[START OF Available data]

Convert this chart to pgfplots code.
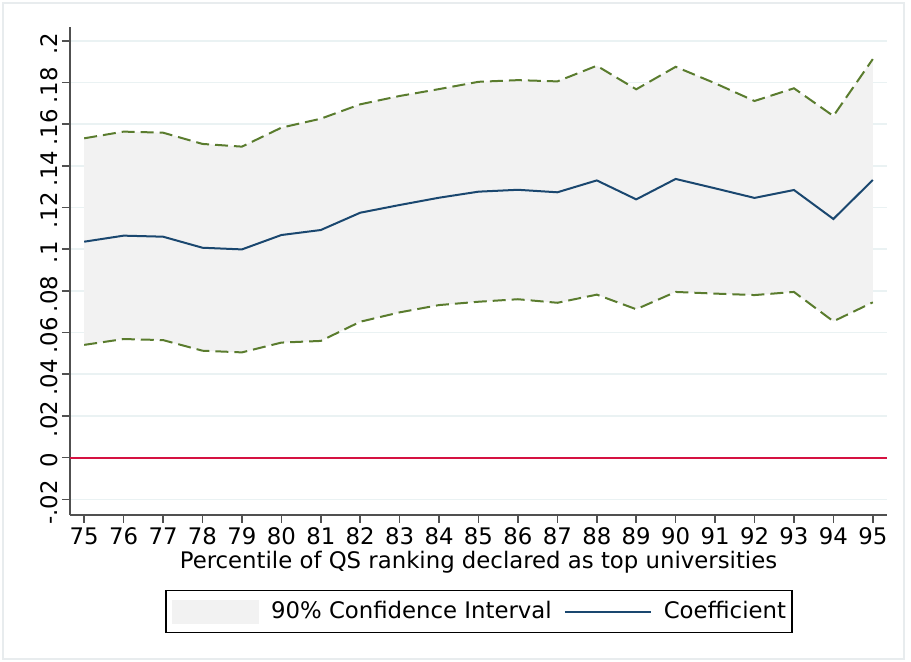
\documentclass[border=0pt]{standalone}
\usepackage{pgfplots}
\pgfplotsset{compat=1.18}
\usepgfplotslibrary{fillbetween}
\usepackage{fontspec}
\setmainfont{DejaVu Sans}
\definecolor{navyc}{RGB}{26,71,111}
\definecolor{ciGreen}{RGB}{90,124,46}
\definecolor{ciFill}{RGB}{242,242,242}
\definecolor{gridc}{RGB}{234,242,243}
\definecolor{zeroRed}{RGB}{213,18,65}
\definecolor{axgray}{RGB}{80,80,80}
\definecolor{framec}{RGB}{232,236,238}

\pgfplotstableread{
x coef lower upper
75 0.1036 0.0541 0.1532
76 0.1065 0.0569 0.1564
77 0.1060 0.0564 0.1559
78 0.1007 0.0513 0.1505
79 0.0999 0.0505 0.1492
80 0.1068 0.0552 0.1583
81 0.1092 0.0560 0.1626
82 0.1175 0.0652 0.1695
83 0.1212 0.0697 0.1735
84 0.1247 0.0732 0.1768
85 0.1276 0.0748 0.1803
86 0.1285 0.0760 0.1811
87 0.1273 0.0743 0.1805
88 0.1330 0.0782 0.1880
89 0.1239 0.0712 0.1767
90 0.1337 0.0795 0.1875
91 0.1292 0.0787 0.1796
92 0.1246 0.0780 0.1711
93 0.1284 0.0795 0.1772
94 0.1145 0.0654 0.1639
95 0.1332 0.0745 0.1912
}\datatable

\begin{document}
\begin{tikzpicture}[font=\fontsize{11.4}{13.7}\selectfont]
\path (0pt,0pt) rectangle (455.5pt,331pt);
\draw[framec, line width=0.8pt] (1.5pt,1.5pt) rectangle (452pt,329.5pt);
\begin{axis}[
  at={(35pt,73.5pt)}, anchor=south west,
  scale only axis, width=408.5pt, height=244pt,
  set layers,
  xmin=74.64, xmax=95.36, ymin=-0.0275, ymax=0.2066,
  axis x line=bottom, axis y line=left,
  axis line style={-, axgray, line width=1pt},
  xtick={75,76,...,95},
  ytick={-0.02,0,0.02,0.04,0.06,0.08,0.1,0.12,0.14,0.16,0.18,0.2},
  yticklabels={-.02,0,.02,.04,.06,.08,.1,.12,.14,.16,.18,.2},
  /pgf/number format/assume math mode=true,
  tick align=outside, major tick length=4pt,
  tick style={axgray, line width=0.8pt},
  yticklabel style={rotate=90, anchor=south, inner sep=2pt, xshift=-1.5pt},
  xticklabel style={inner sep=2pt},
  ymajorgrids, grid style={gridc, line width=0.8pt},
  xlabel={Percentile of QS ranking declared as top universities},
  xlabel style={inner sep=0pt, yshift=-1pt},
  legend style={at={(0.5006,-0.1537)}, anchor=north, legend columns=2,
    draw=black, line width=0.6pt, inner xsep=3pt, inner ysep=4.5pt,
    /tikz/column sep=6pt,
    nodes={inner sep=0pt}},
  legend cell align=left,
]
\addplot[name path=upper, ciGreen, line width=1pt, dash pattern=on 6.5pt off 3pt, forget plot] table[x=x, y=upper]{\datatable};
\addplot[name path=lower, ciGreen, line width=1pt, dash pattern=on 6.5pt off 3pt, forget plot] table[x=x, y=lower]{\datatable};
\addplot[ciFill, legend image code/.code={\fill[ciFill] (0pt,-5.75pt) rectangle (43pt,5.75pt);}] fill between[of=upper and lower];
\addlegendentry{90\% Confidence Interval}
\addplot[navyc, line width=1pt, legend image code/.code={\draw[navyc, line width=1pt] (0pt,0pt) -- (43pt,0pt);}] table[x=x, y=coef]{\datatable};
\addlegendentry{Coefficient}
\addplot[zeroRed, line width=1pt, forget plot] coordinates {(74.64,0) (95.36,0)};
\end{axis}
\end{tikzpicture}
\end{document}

[END OF Available data]

Without including any pictures, reproduce the listing exactly.

# Reply to the exercise:
Convert this chart to pgfplots code.
\documentclass[border=0pt]{standalone}
\usepackage{pgfplots}
\pgfplotsset{compat=1.18}
\usepgfplotslibrary{fillbetween}
\usepackage{fontspec}
\setmainfont{DejaVu Sans}
\definecolor{navyc}{RGB}{26,71,111}
\definecolor{ciGreen}{RGB}{90,124,46}
\definecolor{ciFill}{RGB}{242,242,242}
\definecolor{gridc}{RGB}{234,242,243}
\definecolor{zeroRed}{RGB}{213,18,65}
\definecolor{axgray}{RGB}{80,80,80}
\definecolor{framec}{RGB}{232,236,238}

\pgfplotstableread{
x coef lower upper
75 0.1036 0.0541 0.1532
76 0.1065 0.0569 0.1564
77 0.1060 0.0564 0.1559
78 0.1007 0.0513 0.1505
79 0.0999 0.0505 0.1492
80 0.1068 0.0552 0.1583
81 0.1092 0.0560 0.1626
82 0.1175 0.0652 0.1695
83 0.1212 0.0697 0.1735
84 0.1247 0.0732 0.1768
85 0.1276 0.0748 0.1803
86 0.1285 0.0760 0.1811
87 0.1273 0.0743 0.1805
88 0.1330 0.0782 0.1880
89 0.1239 0.0712 0.1767
90 0.1337 0.0795 0.1875
91 0.1292 0.0787 0.1796
92 0.1246 0.0780 0.1711
93 0.1284 0.0795 0.1772
94 0.1145 0.0654 0.1639
95 0.1332 0.0745 0.1912
}\datatable

\begin{document}
\begin{tikzpicture}[font=\fontsize{11.4}{13.7}\selectfont]
\path (0pt,0pt) rectangle (455.5pt,331pt);
\draw[framec, line width=0.8pt] (1.5pt,1.5pt) rectangle (452pt,329.5pt);
\begin{axis}[
  at={(35pt,73.5pt)}, anchor=south west,
  scale only axis, width=408.5pt, height=244pt,
  set layers,
  xmin=74.64, xmax=95.36, ymin=-0.0275, ymax=0.2066,
  axis x line=bottom, axis y line=left,
  axis line style={-, axgray, line width=1pt},
  xtick={75,76,...,95},
  ytick={-0.02,0,0.02,0.04,0.06,0.08,0.1,0.12,0.14,0.16,0.18,0.2},
  yticklabels={-.02,0,.02,.04,.06,.08,.1,.12,.14,.16,.18,.2},
  /pgf/number format/assume math mode=true,
  tick align=outside, major tick length=4pt,
  tick style={axgray, line width=0.8pt},
  yticklabel style={rotate=90, anchor=south, inner sep=2pt, xshift=-1.5pt},
  xticklabel style={inner sep=2pt},
  ymajorgrids, grid style={gridc, line width=0.8pt},
  xlabel={Percentile of QS ranking declared as top universities},
  xlabel style={inner sep=0pt, yshift=-1pt},
  legend style={at={(0.5006,-0.1537)}, anchor=north, legend columns=2,
    draw=black, line width=0.6pt, inner xsep=3pt, inner ysep=4.5pt,
    /tikz/column sep=6pt,
    nodes={inner sep=0pt}},
  legend cell align=left,
]
\addplot[name path=upper, ciGreen, line width=1pt, dash pattern=on 6.5pt off 3pt, forget plot] table[x=x, y=upper]{\datatable};
\addplot[name path=lower, ciGreen, line width=1pt, dash pattern=on 6.5pt off 3pt, forget plot] table[x=x, y=lower]{\datatable};
\addplot[ciFill, legend image code/.code={\fill[ciFill] (0pt,-5.75pt) rectangle (43pt,5.75pt);}] fill between[of=upper and lower];
\addlegendentry{90\% Confidence Interval}
\addplot[navyc, line width=1pt, legend image code/.code={\draw[navyc, line width=1pt] (0pt,0pt) -- (43pt,0pt);}] table[x=x, y=coef]{\datatable};
\addlegendentry{Coefficient}
\addplot[zeroRed, line width=1pt, forget plot] coordinates {(74.64,0) (95.36,0)};
\end{axis}
\end{tikzpicture}
\end{document}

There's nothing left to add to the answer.